__Job__
Your task is to give the listing below back word for word, pictures excluded.

-- Start Information provided --

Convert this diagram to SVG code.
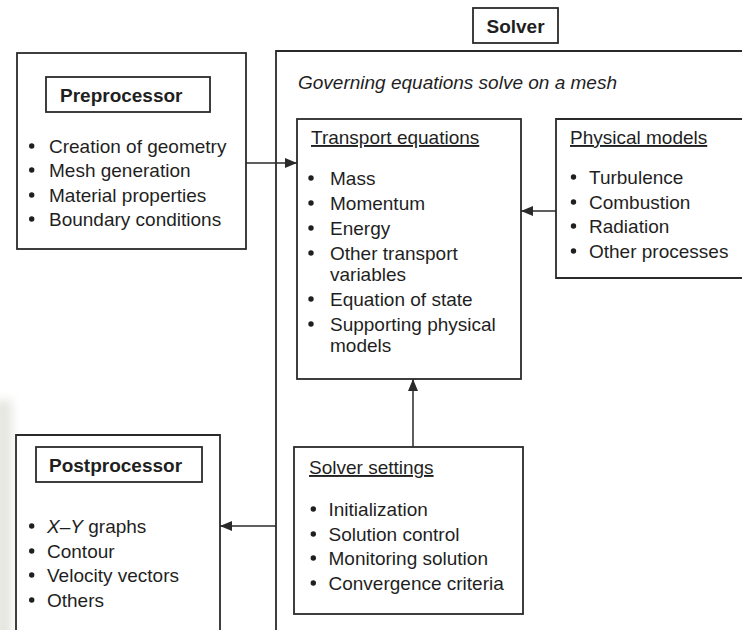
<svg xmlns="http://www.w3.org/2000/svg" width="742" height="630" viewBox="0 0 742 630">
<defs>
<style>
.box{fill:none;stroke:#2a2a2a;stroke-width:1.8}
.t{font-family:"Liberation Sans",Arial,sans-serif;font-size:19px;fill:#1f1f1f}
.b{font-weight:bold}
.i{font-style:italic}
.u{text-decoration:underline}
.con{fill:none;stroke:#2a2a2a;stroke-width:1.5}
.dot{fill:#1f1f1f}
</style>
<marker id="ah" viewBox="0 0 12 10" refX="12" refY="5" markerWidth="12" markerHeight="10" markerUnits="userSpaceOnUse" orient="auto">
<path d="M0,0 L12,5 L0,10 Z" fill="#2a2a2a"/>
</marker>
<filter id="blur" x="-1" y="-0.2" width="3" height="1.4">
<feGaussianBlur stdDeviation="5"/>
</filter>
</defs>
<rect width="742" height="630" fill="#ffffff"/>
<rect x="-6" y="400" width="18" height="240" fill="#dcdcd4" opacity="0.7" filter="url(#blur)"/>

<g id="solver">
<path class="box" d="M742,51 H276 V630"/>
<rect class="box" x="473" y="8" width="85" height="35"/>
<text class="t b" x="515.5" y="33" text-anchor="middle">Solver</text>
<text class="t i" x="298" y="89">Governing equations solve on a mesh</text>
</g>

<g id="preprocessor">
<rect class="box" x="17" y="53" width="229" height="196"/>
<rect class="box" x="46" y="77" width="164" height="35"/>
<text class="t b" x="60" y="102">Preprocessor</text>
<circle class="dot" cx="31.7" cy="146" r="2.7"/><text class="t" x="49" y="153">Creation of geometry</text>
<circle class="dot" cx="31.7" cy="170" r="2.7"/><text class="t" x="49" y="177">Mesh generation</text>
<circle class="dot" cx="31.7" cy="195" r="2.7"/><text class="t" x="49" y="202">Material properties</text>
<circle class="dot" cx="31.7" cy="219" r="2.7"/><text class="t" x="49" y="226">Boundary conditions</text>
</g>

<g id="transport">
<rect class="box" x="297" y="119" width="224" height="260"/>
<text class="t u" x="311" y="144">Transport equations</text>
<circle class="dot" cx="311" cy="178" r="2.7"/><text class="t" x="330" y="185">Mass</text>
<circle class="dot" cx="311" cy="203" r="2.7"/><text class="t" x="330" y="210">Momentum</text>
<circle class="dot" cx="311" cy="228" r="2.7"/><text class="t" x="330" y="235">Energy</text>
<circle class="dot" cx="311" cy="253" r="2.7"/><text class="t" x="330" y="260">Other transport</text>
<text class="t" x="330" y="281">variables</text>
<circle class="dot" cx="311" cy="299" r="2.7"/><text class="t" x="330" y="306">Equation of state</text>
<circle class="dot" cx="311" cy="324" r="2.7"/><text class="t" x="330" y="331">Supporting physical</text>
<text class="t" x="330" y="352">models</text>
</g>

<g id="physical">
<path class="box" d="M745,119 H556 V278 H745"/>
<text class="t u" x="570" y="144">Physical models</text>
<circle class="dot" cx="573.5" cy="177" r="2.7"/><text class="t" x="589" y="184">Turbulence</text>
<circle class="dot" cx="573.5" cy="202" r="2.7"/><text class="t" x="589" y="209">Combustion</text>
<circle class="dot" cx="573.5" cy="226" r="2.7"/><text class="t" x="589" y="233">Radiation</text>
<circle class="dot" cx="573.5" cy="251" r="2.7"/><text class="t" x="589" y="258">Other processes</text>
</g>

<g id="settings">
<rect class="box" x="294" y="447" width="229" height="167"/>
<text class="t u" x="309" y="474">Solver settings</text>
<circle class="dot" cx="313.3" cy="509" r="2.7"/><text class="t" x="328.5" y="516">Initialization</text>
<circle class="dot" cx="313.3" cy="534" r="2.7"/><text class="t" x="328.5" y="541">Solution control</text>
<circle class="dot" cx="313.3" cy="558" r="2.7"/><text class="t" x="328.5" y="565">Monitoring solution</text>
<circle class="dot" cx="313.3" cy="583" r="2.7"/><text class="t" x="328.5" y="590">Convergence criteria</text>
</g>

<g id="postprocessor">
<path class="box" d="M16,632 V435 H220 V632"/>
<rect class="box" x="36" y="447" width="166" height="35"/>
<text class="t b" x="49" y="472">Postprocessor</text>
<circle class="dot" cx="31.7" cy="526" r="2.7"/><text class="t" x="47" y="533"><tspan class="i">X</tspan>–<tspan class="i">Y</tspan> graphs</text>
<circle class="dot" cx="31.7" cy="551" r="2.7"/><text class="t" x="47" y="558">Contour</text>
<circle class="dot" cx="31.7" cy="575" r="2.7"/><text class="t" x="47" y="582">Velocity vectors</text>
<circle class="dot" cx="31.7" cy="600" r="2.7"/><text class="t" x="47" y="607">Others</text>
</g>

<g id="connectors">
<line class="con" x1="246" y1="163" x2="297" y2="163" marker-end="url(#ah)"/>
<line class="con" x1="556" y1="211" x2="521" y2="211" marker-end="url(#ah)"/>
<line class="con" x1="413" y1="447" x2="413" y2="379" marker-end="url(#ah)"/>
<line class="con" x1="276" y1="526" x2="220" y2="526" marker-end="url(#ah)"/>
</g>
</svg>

-- End Information provided --

__Output below__
Convert this diagram to SVG code.
<svg xmlns="http://www.w3.org/2000/svg" width="742" height="630" viewBox="0 0 742 630">
<defs>
<style>
.box{fill:none;stroke:#2a2a2a;stroke-width:1.8}
.t{font-family:"Liberation Sans",Arial,sans-serif;font-size:19px;fill:#1f1f1f}
.b{font-weight:bold}
.i{font-style:italic}
.u{text-decoration:underline}
.con{fill:none;stroke:#2a2a2a;stroke-width:1.5}
.dot{fill:#1f1f1f}
</style>
<marker id="ah" viewBox="0 0 12 10" refX="12" refY="5" markerWidth="12" markerHeight="10" markerUnits="userSpaceOnUse" orient="auto">
<path d="M0,0 L12,5 L0,10 Z" fill="#2a2a2a"/>
</marker>
<filter id="blur" x="-1" y="-0.2" width="3" height="1.4">
<feGaussianBlur stdDeviation="5"/>
</filter>
</defs>
<rect width="742" height="630" fill="#ffffff"/>
<rect x="-6" y="400" width="18" height="240" fill="#dcdcd4" opacity="0.7" filter="url(#blur)"/>

<g id="solver">
<path class="box" d="M742,51 H276 V630"/>
<rect class="box" x="473" y="8" width="85" height="35"/>
<text class="t b" x="515.5" y="33" text-anchor="middle">Solver</text>
<text class="t i" x="298" y="89">Governing equations solve on a mesh</text>
</g>

<g id="preprocessor">
<rect class="box" x="17" y="53" width="229" height="196"/>
<rect class="box" x="46" y="77" width="164" height="35"/>
<text class="t b" x="60" y="102">Preprocessor</text>
<circle class="dot" cx="31.7" cy="146" r="2.7"/><text class="t" x="49" y="153">Creation of geometry</text>
<circle class="dot" cx="31.7" cy="170" r="2.7"/><text class="t" x="49" y="177">Mesh generation</text>
<circle class="dot" cx="31.7" cy="195" r="2.7"/><text class="t" x="49" y="202">Material properties</text>
<circle class="dot" cx="31.7" cy="219" r="2.7"/><text class="t" x="49" y="226">Boundary conditions</text>
</g>

<g id="transport">
<rect class="box" x="297" y="119" width="224" height="260"/>
<text class="t u" x="311" y="144">Transport equations</text>
<circle class="dot" cx="311" cy="178" r="2.7"/><text class="t" x="330" y="185">Mass</text>
<circle class="dot" cx="311" cy="203" r="2.7"/><text class="t" x="330" y="210">Momentum</text>
<circle class="dot" cx="311" cy="228" r="2.7"/><text class="t" x="330" y="235">Energy</text>
<circle class="dot" cx="311" cy="253" r="2.7"/><text class="t" x="330" y="260">Other transport</text>
<text class="t" x="330" y="281">variables</text>
<circle class="dot" cx="311" cy="299" r="2.7"/><text class="t" x="330" y="306">Equation of state</text>
<circle class="dot" cx="311" cy="324" r="2.7"/><text class="t" x="330" y="331">Supporting physical</text>
<text class="t" x="330" y="352">models</text>
</g>

<g id="physical">
<path class="box" d="M745,119 H556 V278 H745"/>
<text class="t u" x="570" y="144">Physical models</text>
<circle class="dot" cx="573.5" cy="177" r="2.7"/><text class="t" x="589" y="184">Turbulence</text>
<circle class="dot" cx="573.5" cy="202" r="2.7"/><text class="t" x="589" y="209">Combustion</text>
<circle class="dot" cx="573.5" cy="226" r="2.7"/><text class="t" x="589" y="233">Radiation</text>
<circle class="dot" cx="573.5" cy="251" r="2.7"/><text class="t" x="589" y="258">Other processes</text>
</g>

<g id="settings">
<rect class="box" x="294" y="447" width="229" height="167"/>
<text class="t u" x="309" y="474">Solver settings</text>
<circle class="dot" cx="313.3" cy="509" r="2.7"/><text class="t" x="328.5" y="516">Initialization</text>
<circle class="dot" cx="313.3" cy="534" r="2.7"/><text class="t" x="328.5" y="541">Solution control</text>
<circle class="dot" cx="313.3" cy="558" r="2.7"/><text class="t" x="328.5" y="565">Monitoring solution</text>
<circle class="dot" cx="313.3" cy="583" r="2.7"/><text class="t" x="328.5" y="590">Convergence criteria</text>
</g>

<g id="postprocessor">
<path class="box" d="M16,632 V435 H220 V632"/>
<rect class="box" x="36" y="447" width="166" height="35"/>
<text class="t b" x="49" y="472">Postprocessor</text>
<circle class="dot" cx="31.7" cy="526" r="2.7"/><text class="t" x="47" y="533"><tspan class="i">X</tspan>–<tspan class="i">Y</tspan> graphs</text>
<circle class="dot" cx="31.7" cy="551" r="2.7"/><text class="t" x="47" y="558">Contour</text>
<circle class="dot" cx="31.7" cy="575" r="2.7"/><text class="t" x="47" y="582">Velocity vectors</text>
<circle class="dot" cx="31.7" cy="600" r="2.7"/><text class="t" x="47" y="607">Others</text>
</g>

<g id="connectors">
<line class="con" x1="246" y1="163" x2="297" y2="163" marker-end="url(#ah)"/>
<line class="con" x1="556" y1="211" x2="521" y2="211" marker-end="url(#ah)"/>
<line class="con" x1="413" y1="447" x2="413" y2="379" marker-end="url(#ah)"/>
<line class="con" x1="276" y1="526" x2="220" y2="526" marker-end="url(#ah)"/>
</g>
</svg>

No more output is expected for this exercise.